If you’re looking for a vehicle to get the kids to school, you’ll need something else. But with the BAC Mono, the Briggs brothers have developed a specialized, high touch offering that fills a unique market niche. And car lovers can’t get enough of it. Learn more about their process in their AU 2022 panel, Transforming Custom Car Design with British Supercar Manufacturer.  

Transformation with additive manufacturing 

The teams at BAC aren’t the only ones using additive manufacturing to transform, as Diana Verdugo of Formlabs shared in her AU 2022 Theater talk. She cites the Hasbro toy company’s new “selfie series,” which enables customers to scan their own heads, then order a unique action figure featuring their face, as one example. Commute is another—a start-up using additive processes to rapidly and cost-effectively design, prototype, and produce small runs of charging stations for e-scooters, wheelchairs, and other micro-mobility vehicles. Both of these offerings give these companies unique places in their respective markets.  


New business models in AEC 

Building design, engineering, and construction companies have traditionally used pipeline business models, and there will always be a need for that approach. But leading firms are incubating new divisions and spinning off new entities that are taking a data-driven platform approach, as Oliver Lepinoy showcases in his still-relevant AU 2020 class, New Business Models and Digital Platforms in Construction 4.0.  

Here are just a few examples from Lepinoy’s class that showcase what’s possible in business model transformation in the evolving world of AECO: 

  • Vinci Construction created Sixense to support clients with engineering, monitoring, mapping, and other digital services to help them optimize infrastructure performance.  
  • LendLease created Podium as a tool for data and insights for the property industry, including design simulation, financial analyses, and safety assessments.  
  • Holcim created Oris, the first construction materials platform to help reduce environmental impact.  
  • Skanska collaborated with IKEA to create Boklok, a company focused on creating sustainable, affordable homes at scale.  

The truth is that you can see this kind of transformation at every level of the AEC ecosystem.
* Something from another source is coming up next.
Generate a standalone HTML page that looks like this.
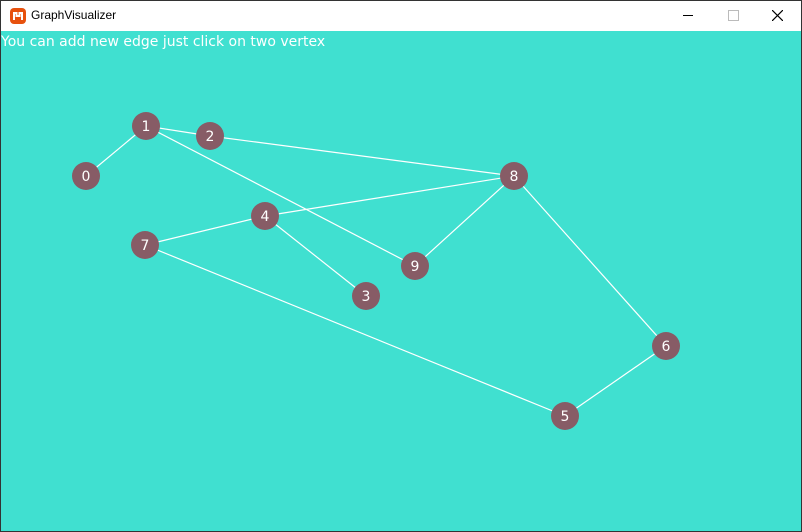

As Amy Marks points out her class, New Business Models of Convergence Customers and Their Need for a Platform, “Most MEP subcontractors are actually fabricating things inside of their facilities." In other words, companies who traditionally provided pipeline mechanical, electrical, and plumbing engineering and building services are now manufacturing building products. And they're being "programmatic in nature, not project-centric as they think about things," Marks says, an important shift in how they deliver. 

The difference between playing offense and defense 

Traditional pipeline business models will always have a place in industry, but as Lepinoy points out, "the AEC industry is changing in the very way it is structured and its services rendered. Technology is just a puzzle piece. True and sustainable innovation does not come from technology alone; it comes from new business models." And the same is true in manufacturing, as well.  

We live and work in a time of transformation. None of us knows exactly how things will change, but no one expects their job or their industry to stay the same for long anymore. And while the changes aren’t under the control of any single individual, that doesn’t mean that you’re merely a passenger on the ride or a passive player. You can drive transformation, you can initiate change, and you can guide your company and your industry toward better, more intelligent ways of designing and making.  

These changes present opportunities to optimize existing processes and business models—and also to transform them. And you can do both; it’s not an either-or situation. But as Marc Sleegers points out, “there is a big difference between playing defense, business as usual—working on your bottom-line agenda, like productivity improvement, cost savings, or business optimizations, and playing offense—working on your top-line agenda. When you play offense, you need to rethink your priorities and efforts. Market differentiation and radical reinvention are much more interesting for a company.” And ultimately, these are the kinds of changes that can lead to transformational, rather than incremental, growth.